7. What does By Nightfall say about making art, and marketing it? How does Peter's work compare to Rebecca's in shaping the futures of creative individuals? What new freedoms and challenges does twenty-first-century American culture bring to creative fields, and to our personal lives?
8. Ultimately, what is Bea blaming her father for? Is she right to blame him? What does he teach her to expect from men? When Rebecca worries about her daughter, what fears is she also expressing about her own future?
9. What purposes does sex serve for the novel s primary characters? How did sexuality shape Rebecca's self-esteem before and after she was married? What longings is Peter responding to at the moment of the kiss? For Mizzy, does sex present anything more than an opportunity to be manipulative?
10. How does the purpose of marriage evolve throughout Peter and Rebecca's life together?

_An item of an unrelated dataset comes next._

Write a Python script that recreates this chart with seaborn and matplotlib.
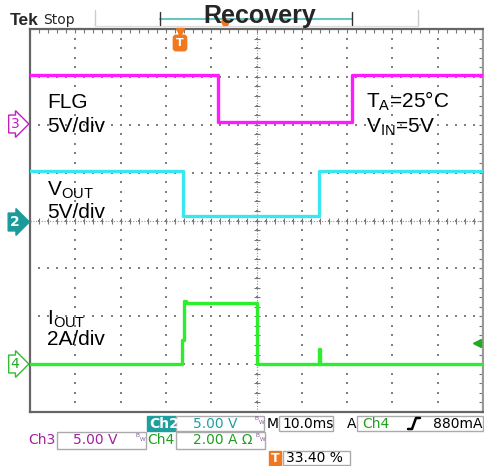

What reasons do they have for remaining married after Bea has left for college? What identity did marriage create for them in their careers?
11. Michael Cunningham provides us with Peter's thoughts throughout By Nightfall. How would the novel have unfolded if it had been told from Rebecca's point of view instead?
12. Is Mizzy a victim or a victimizer, or both? If he were your little brother, would you respond to him the way Rebecca does?
13. The novel concludes with the beginning of an honest dialogue. How much of Peter and Rebecca's previous talks had been truthful? Had they been honest with themselves? What predictions do you have for the closing line s conversation and its aftermath?
14. Discuss the novel's title: What symbolic nightfall exists in the characters lives? How does it apply to the concept of aging and other transitions that may seem difficult to navigate in the dark?
15. Through his fiction, what has Cunningham shown us about the nature of love and longing? What new facets are revealed in By Nightfall? What role do artists (literary, visual, and otherwise) play in his storylines?